Over the past couple of decades such balances have been discovered at a much deeper level in the laws of physics themselves.  We have already described the incredible balance between the Big Bang expansion and the gravitational force, which makes possible a universe of sufficient age and structure for carbon-based life to evolve.  There are any others like it.
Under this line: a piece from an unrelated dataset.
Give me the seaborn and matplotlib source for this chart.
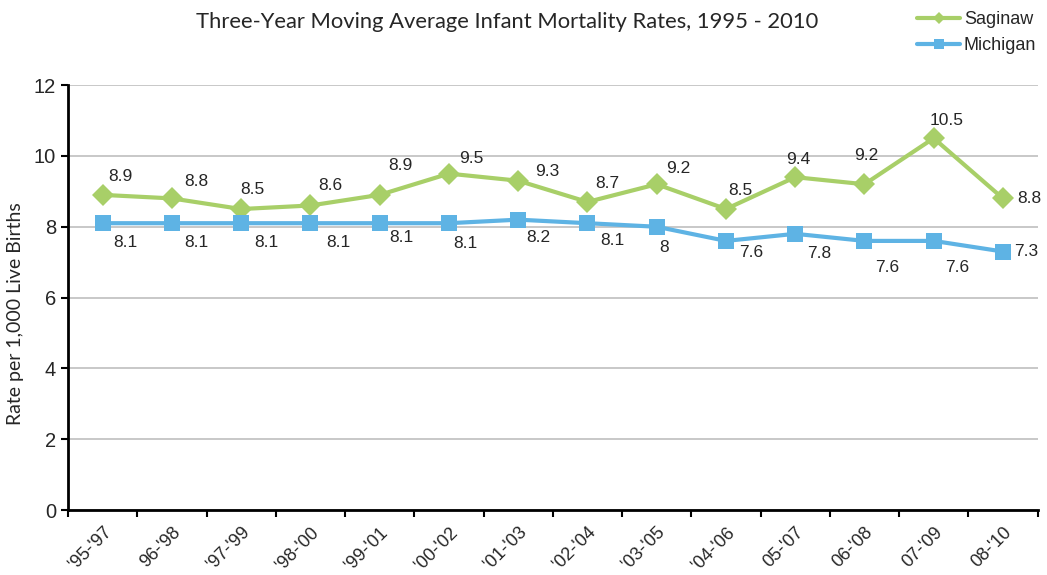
import numpy as np
import pandas as pd
import seaborn as sns
import matplotlib.pyplot as plt
from matplotlib.lines import Line2D

periods = ["'95-'97", "96-'98", "'97-'99", "'98-'00", "'99-'01", "'00-'02", "'01-'03",
           "'02-'04", "'03-'05", "'04-'06", "05-'07", "06-'08", "07-'09", "08-'10"]
saginaw = [8.9, 8.8, 8.5, 8.6, 8.9, 9.5, 9.3, 8.7, 9.2, 8.5, 9.4, 9.2, 10.5, 8.8]
michigan = [8.1, 8.1, 8.1, 8.1, 8.1, 8.1, 8.2, 8.1, 8.0, 7.6, 7.8, 7.6, 7.6, 7.3]
saginaw_labels = ["8.9", "8.8", "8.5", "8.6", "8.9", "9.5", "9.3", "8.7", "9.2", "8.5", "9.4", "9.2", "10.5", "8.8"]
michigan_labels = ["8.1", "8.1", "8.1", "8.1", "8.1", "8.1", "8.2", "8.1", "8", "7.6", "7.8", "7.6", "7.6", "7.3"]

# label offsets (pixels, x right / y up) as placed in the original chart
sag_off = [(18, 18), (24, 17), (11, 20), (20, 20), (21, 29), (22, 15), (29, 9),
           (20, 18), (22, 16), (14, 19), (3, 18), (2, 29), (13, 18), (26, 0)]
mi_off = [(23, -19), (24, -19), (25, -19), (28, -19), (22, -14), (16, -20), (20, -18),
          (25, -17), (7, -21), (25, -12), (24, -20), (23, -27), (23, -27), (23, 0)]

green = "#A8CF68"
blue = "#5EB3E4"

df = pd.DataFrame({
    "pos": list(range(len(periods))) * 2,
    "rate": saginaw + michigan,
    "area": ["Saginaw"] * len(periods) + ["Michigan"] * len(periods),
})

sns.set_style("white")
plt.rcParams["font.family"] = ["Liberation Sans", "DejaVu Sans"]

fig = plt.figure(figsize=(10.47, 5.75), dpi=100)
ax = fig.add_axes([0.065, 0.113, 0.926, 0.739])

sns.lineplot(data=df, x="pos", y="rate", hue="area", style="area",
             palette={"Saginaw": green, "Michigan": blue},
             markers={"Saginaw": "D", "Michigan": "s"}, dashes=False,
             linewidth=3, markersize=11, markeredgewidth=0, ax=ax, legend=False)

px = 0.72  # points per pixel at 100 dpi
for i, v in enumerate(saginaw):
    dx, dy = sag_off[i]
    ax.annotate(saginaw_labels[i], (i, v), xytext=(dx * px, dy * px), textcoords="offset points",
                ha="center", va="center", fontsize=12.5)
for i, v in enumerate(michigan):
    dx, dy = mi_off[i]
    ax.annotate(michigan_labels[i], (i, v), xytext=(dx * px, dy * px), textcoords="offset points",
                ha="center", va="center", fontsize=12.5)

ax.set_xlim(-0.5, len(periods) - 0.5)
ax.set_ylim(0, 12)
ax.set_yticks(range(0, 13, 2))
ax.set_xticks(range(len(periods)))
ax.set_xticklabels(periods, rotation=45, ha="right", rotation_mode="anchor", fontsize=13)
ax.set_xticks(np.arange(-0.5, len(periods), 1), minor=True)
ax.tick_params(axis="x", which="major", length=0, pad=10)
ax.tick_params(axis="x", which="minor", length=5, width=1.5, color="black", direction="out", bottom=True)
ax.tick_params(axis="y", length=5, width=1.5, color="black", direction="out", left=True, labelsize=14.5)
ax.yaxis.grid(True, color="#BFBFBF", linewidth=1.2)
ax.set_axisbelow(True)
for s in ["top", "right"]:
    ax.spines[s].set_visible(False)
for s in ["left", "bottom"]:
    ax.spines[s].set_color("black")
    ax.spines[s].set_linewidth(2)

ax.set_xlabel("")
ax.set_ylabel("Rate per 1,000 Live Births", fontsize=14, family=["Lato", "DejaVu Sans"])
ax.yaxis.set_label_coords(-0.045, 0.463)

fig.text(0.484, 0.962, "Three-Year Moving Average Infant Mortality Rates, 1995 - 2010",
         ha="center", va="center", fontsize=15.8, family=["Lato", "DejaVu Sans"])

handles = [Line2D([], [], color=green, marker="D", linewidth=3, markersize=6, markeredgewidth=0),
           Line2D([], [], color=blue, marker="s", linewidth=3, markersize=7, markeredgewidth=0)]
fig.legend(handles, ["Saginaw", "Michigan"], loc="upper right", bbox_to_anchor=(1.0, 1.0),
           frameon=False, fontsize=13, handlelength=2.4, handletextpad=0.2, labelspacing=0.5,
           borderaxespad=0.2)

fig.savefig("out.png", dpi=100)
The very production of carbon itself exhibits such a feature.  Carbon is formed by the combination of either three helium nuclei, or by the nuclei of helium and beryllium.  However, for carbon to be formed, the internal energy levels of the nuclei have to be just right.  There has to be what is called resonance.  If this resonant energy level were only 0.5% different, no carbon would be formed.  In addition, the resonance which would turn all the carbon into oxygen is just 1% too high.  If it were 1% lower, once again there would be no carbon.  Sir Fred Hoyle, who discovered such an arrangement, later said, ‘Nothing has shaken my atheism as much as this discovery.’  There seems to be fine-tuning here in the production of carbon.  Paul Davies [a prominent Anglo-American theoretical physicist who identifies with no particular religious tradition] sees these balances as the most compelling evidence for an element of cosmic design.  (139-140)

 

It’s perhaps relevant here to observe that Rev. Wilkinson himself holds a doctorate in cosmology and theoretical physics and that his book features a Foreword by Sir Arnold Wolfendale, FRS, who served as Astronomer Royal of the United Kingdom from 1991 to 1995.